* _Your instructions_
Select each line where the word "this" appears.

* _Exercise materials_
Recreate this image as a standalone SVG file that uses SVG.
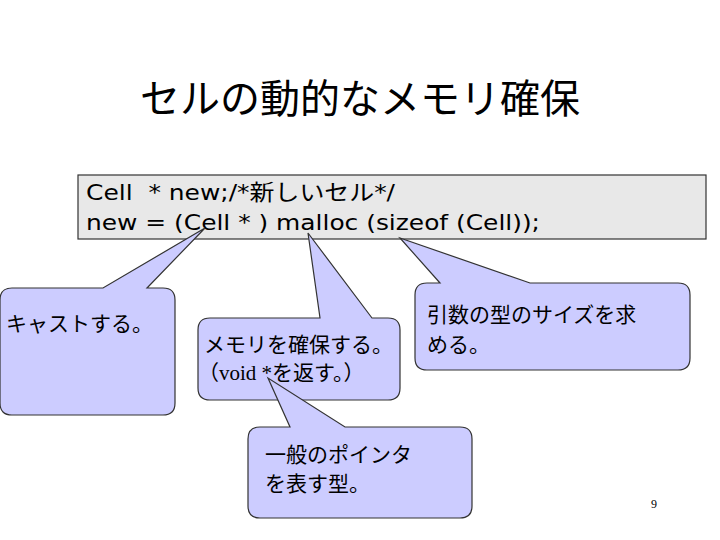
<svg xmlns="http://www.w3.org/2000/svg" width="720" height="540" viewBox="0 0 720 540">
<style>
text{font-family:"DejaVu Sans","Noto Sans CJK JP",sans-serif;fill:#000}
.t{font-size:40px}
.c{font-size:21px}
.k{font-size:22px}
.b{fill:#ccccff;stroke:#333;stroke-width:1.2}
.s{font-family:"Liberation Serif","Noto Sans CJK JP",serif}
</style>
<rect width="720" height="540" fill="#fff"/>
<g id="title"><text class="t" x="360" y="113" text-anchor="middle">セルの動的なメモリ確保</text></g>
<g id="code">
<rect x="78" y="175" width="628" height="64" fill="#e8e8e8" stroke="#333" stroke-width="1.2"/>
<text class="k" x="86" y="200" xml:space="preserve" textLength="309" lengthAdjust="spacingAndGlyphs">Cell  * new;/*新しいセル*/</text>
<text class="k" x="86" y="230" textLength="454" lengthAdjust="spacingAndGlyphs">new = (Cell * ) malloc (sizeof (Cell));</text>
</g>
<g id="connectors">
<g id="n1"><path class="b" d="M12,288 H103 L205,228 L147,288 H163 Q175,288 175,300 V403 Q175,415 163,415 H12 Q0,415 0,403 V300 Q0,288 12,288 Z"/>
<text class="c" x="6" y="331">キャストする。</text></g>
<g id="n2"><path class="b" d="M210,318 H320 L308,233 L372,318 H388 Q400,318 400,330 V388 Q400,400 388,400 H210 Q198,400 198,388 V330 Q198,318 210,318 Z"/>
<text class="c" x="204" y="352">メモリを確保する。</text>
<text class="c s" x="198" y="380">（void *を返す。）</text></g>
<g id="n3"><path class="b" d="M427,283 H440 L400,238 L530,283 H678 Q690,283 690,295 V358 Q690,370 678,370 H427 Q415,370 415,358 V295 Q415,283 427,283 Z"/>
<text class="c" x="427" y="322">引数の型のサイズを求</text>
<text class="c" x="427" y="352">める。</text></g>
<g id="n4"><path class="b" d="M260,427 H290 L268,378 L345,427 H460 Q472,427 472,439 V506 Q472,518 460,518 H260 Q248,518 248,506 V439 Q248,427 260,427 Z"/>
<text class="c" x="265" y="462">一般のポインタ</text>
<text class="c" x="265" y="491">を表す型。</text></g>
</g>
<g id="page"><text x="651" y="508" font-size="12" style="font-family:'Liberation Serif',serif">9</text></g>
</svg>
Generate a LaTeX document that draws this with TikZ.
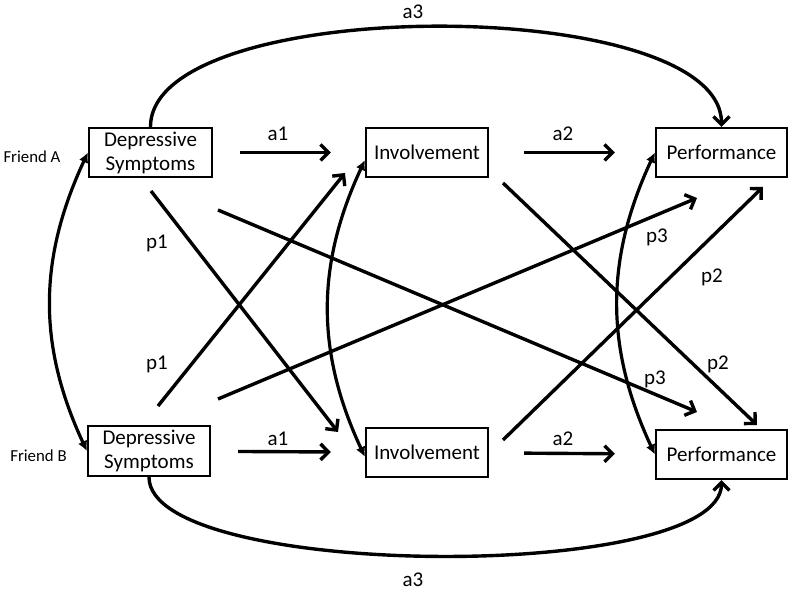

* _Answer_
Recreate this image as a standalone SVG file that uses SVG.
Generate a LaTeX document that draws this with TikZ.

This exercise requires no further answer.